I'm honestly not too sure the mechanism behind which experts gets chosen. I'm sure it's encoded in the weights somehow, but I haven't gone too deep into MoE models.

MacsHeadroom
·
1 year ago
·
[ - ]

I see a whitespace expert, a punctuation expert, and a first word expert. It's interesting to see how the experts specialize.

dartos
·
1 year ago
·
[ - ]

Right?

Then you get some strange ones where parts of whole words are generated by different experts.

Makes me think that there’s room for improvement in the expert selection machinery, but I don’t know enough about it to speculate.

zo1
·
1 year ago
·
[ - ]

Honestly, looks like someone throwing spaghetti on a wall a billion times and seeing what sticks, then training the throwing arm to somehow minimize something. I get that LLM magic is kinda magic and is doing some cool stuff, but this looks like it's just chaos and statistical untangling that happens to minimize some random fitness function X-levels down the line.

niutech
·
1 year ago
·
[ - ]

I’m curious how it compares with recently announced Molmo: https://molmo.org/

espadrine
·
1 year ago
·
[ - ]

The Pixtral report[0] compares positively to Molmo.

(Also, beware, molmo.org is an AI-generated website to absorb through SEO Allen AI’s efforts; the real website is molmo.allenai.org.
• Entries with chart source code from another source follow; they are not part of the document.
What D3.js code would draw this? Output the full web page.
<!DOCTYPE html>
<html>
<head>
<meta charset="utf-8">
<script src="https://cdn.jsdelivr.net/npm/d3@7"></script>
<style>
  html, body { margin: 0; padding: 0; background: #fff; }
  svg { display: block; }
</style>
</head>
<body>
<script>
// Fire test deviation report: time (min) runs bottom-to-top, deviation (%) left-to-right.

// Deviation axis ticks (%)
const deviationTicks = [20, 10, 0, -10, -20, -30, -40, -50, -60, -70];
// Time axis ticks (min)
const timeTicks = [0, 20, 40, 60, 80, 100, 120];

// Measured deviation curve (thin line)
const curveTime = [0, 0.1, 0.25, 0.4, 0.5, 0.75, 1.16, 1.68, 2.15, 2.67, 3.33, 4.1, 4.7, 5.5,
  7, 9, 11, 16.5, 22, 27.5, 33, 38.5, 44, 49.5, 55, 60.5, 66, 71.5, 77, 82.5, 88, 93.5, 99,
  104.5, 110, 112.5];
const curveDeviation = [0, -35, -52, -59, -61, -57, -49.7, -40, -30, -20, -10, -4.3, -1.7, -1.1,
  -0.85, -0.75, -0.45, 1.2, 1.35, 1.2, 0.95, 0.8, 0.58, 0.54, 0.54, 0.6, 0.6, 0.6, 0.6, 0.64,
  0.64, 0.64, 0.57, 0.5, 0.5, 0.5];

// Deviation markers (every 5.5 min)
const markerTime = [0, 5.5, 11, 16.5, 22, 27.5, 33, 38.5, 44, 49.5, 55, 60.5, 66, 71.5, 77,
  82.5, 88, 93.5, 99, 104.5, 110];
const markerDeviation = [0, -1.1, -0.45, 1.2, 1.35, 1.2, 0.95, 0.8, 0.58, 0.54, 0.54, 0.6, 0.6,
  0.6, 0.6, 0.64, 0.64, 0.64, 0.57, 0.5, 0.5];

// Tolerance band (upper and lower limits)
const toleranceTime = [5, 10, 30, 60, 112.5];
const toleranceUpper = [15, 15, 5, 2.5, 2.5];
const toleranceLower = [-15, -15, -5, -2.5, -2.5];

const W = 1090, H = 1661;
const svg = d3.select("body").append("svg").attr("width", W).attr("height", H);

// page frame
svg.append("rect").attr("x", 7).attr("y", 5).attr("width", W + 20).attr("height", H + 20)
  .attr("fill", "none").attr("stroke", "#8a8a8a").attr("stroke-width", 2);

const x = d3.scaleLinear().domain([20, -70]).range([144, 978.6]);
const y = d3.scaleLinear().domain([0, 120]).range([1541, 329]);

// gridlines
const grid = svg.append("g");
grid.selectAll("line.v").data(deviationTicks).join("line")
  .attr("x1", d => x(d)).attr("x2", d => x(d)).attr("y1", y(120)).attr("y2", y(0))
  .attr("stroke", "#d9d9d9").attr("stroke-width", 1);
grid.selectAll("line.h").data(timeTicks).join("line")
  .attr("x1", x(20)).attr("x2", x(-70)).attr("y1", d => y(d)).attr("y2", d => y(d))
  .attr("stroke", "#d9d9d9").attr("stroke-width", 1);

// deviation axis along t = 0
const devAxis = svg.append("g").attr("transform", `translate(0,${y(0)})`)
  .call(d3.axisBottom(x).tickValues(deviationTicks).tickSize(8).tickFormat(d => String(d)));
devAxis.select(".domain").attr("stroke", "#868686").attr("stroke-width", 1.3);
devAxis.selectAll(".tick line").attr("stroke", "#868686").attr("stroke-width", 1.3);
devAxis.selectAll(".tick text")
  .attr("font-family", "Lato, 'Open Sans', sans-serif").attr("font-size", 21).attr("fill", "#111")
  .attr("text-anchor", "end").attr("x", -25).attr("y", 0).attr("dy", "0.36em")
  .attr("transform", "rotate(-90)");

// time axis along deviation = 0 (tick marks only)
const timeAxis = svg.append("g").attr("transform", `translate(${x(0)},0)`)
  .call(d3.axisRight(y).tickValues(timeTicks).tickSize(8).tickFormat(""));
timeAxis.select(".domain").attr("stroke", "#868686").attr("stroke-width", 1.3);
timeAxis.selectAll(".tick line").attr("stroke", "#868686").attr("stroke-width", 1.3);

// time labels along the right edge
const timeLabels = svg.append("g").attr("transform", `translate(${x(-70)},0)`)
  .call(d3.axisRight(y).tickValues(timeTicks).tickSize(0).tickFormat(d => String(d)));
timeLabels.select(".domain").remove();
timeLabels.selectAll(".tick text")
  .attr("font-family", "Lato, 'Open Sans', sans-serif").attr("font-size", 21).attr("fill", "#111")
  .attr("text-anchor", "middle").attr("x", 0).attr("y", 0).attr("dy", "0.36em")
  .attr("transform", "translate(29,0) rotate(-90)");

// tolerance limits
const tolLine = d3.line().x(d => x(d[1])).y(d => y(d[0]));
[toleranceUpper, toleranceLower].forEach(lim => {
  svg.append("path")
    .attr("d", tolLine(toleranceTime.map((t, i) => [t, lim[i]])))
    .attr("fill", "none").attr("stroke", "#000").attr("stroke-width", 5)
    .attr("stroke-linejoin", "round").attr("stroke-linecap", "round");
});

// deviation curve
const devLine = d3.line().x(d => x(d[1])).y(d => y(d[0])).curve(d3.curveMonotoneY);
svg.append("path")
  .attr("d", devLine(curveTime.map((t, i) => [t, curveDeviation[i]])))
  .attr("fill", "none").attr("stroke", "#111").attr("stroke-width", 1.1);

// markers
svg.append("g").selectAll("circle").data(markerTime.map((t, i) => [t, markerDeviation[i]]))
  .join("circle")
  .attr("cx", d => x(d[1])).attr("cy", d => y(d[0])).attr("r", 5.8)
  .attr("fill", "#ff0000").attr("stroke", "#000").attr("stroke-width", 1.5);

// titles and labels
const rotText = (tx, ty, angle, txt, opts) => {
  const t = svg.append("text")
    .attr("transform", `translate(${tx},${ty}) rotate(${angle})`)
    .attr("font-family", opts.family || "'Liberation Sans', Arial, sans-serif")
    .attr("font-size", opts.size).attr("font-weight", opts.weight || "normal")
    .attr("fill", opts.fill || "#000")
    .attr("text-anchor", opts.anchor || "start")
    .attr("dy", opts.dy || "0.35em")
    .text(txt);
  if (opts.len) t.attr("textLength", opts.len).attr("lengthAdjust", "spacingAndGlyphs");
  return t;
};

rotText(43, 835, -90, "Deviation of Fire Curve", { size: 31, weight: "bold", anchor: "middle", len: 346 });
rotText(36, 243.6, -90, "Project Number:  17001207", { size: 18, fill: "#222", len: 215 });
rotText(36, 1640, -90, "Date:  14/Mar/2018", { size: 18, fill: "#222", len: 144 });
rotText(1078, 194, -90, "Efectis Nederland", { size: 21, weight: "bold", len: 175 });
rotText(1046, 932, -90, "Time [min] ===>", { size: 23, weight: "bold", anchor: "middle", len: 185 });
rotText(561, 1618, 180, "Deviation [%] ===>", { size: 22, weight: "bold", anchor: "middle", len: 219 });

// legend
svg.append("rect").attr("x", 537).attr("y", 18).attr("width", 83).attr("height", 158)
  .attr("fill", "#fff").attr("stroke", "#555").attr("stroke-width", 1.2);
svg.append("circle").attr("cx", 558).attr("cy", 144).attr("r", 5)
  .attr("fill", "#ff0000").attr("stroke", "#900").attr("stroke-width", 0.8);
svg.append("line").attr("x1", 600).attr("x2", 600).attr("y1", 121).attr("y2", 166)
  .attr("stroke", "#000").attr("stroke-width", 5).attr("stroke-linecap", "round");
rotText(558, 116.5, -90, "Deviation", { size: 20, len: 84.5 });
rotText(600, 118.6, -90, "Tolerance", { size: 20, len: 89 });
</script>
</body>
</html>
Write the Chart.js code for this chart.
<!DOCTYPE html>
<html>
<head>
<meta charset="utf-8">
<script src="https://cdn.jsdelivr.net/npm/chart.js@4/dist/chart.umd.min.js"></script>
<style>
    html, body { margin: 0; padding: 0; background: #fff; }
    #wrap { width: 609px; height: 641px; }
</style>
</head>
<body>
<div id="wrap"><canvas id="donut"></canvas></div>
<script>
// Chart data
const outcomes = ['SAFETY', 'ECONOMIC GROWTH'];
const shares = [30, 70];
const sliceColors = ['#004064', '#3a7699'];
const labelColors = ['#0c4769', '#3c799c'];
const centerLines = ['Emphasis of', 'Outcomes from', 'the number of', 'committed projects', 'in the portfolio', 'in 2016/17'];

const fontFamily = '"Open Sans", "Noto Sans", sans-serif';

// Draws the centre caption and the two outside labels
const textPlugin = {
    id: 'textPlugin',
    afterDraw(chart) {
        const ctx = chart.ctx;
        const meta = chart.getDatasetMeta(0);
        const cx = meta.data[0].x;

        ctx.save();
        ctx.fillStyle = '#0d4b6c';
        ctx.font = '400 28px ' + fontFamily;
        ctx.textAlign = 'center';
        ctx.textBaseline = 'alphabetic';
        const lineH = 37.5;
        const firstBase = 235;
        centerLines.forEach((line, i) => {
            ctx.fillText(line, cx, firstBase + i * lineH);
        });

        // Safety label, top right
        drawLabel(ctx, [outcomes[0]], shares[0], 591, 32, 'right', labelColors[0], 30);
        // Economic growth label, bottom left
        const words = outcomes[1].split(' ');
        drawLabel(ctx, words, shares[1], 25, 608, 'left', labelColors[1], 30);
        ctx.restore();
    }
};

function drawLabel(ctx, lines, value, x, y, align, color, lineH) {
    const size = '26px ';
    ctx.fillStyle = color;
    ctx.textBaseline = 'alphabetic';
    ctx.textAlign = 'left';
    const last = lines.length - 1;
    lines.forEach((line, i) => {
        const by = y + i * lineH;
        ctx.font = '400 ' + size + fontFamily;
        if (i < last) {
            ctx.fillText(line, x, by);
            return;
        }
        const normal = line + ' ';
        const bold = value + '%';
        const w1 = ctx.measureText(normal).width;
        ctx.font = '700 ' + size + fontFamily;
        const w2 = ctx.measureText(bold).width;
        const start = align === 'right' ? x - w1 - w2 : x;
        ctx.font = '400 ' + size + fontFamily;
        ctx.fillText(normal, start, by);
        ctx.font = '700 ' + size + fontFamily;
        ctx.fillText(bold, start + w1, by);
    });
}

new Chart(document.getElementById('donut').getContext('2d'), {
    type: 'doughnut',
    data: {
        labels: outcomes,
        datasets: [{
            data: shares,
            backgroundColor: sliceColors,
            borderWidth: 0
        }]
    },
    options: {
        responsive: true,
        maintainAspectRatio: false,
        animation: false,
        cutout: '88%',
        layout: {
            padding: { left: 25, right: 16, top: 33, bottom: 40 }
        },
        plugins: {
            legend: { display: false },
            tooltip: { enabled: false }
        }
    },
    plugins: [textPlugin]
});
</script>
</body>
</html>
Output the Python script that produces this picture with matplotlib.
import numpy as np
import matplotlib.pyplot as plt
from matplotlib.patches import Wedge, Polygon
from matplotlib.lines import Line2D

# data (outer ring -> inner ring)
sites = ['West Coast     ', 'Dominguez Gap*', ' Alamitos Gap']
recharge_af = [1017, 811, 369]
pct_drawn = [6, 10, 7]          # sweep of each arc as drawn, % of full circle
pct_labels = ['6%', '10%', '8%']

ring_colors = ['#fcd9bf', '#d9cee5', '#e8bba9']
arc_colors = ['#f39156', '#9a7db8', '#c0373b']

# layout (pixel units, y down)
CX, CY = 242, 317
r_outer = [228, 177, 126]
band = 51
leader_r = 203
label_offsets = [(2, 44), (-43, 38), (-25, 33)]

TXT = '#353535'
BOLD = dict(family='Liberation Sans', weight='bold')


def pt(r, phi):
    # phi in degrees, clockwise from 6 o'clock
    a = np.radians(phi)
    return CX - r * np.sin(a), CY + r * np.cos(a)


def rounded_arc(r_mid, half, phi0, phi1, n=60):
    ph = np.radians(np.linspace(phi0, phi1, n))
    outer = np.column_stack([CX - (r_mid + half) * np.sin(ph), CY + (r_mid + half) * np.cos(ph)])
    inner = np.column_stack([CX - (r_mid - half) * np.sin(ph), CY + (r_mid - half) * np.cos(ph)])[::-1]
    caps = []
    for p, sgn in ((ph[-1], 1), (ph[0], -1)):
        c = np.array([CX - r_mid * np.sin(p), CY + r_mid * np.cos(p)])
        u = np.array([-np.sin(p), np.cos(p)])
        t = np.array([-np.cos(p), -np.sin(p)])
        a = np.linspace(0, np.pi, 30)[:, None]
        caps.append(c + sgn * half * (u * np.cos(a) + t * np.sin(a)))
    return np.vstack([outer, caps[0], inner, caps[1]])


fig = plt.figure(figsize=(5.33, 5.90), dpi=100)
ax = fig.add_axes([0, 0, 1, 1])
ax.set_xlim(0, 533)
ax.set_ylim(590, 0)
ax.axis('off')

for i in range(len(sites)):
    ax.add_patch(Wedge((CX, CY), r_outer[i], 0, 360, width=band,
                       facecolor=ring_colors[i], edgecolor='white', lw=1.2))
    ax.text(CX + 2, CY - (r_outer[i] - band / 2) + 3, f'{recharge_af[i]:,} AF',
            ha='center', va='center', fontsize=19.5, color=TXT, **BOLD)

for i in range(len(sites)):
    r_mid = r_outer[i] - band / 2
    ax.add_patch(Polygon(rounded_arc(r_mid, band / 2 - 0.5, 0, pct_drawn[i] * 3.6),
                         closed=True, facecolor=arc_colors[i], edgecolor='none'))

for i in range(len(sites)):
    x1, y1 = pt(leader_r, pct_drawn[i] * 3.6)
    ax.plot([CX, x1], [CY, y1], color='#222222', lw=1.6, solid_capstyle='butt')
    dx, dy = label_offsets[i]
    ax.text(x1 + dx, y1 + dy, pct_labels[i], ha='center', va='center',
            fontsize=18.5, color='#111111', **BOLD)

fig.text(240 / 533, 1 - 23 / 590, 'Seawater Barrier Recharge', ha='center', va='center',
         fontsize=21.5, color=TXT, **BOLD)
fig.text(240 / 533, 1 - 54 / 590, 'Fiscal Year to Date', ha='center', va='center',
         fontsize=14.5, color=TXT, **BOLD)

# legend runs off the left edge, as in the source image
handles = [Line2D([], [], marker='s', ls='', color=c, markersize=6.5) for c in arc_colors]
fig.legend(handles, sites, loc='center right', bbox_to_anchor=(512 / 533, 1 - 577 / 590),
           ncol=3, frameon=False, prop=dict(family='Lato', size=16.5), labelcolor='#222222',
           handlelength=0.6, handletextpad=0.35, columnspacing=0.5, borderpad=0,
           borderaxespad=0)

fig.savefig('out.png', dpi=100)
Note for instance that all tweets listed here are from fake accounts since suspended: https://molmo.org/#how-to-use)

[0]: https://arxiv.org/pdf/2410.07073

bsenftner
·
1 year ago
·
[ - ]

Know of where Molmo is being discussed? Looks interesting.

·
1 year ago
·
[ - ]

petemir
·
1 year ago
·
[ - ]

Model should be available for testing here [0], although I tried to upload a video and got an error in Chinese, and whenever I write something it says that the API key is invalid or missing.

[0] https://rhymes.ai/

vessenes
·
1 year ago
·
[ - ]

This looks worth a try. Great test results, very good example output. No way to know if it’s cherry picked / overtuned without giving it a spin, but it will go on my list. Should fit on an M2 Max at full precision.

SubiculumCode
·
1 year ago
·
[ - ]

How do you figure out the required memory? The MoE aspect complicates it.

vessenes
·
1 year ago
·
[ - ]

It does; in this case, though, a 25b f16 model will fit. The paper mentions an A100 80G is sufficient but a 40 is not; M2 Max has up to 192G. That said, MoEs are popular in lower memory devices because you can swap out the experts layers -- their expert layers are like 3-4b parameters, so if you are willing to have a sort of pause on generation where you load up the desired expert, you could do it in a lot less RAM. They pitch the main benefit here as faster generation, it's a lot less matmul to do per token generated.

ProofHouse
·
1 year ago
·
[ - ]

Each model added, no?

Onavo
·
1 year ago
·
[ - ]

What's the size of your M2 Max memory?

treefry
·
1 year ago
·
[ - ]

Looks like 64GB or more

SomewhatLikely
·
1 year ago
·
[ - ]

"Here, we provide a quantifiable definition: A multimodal native model refers to a single model with strong understanding capabilities across multiple input modalities (e.g. text, code, image, video), that matches or exceeds the modality specialized models of similar capacities."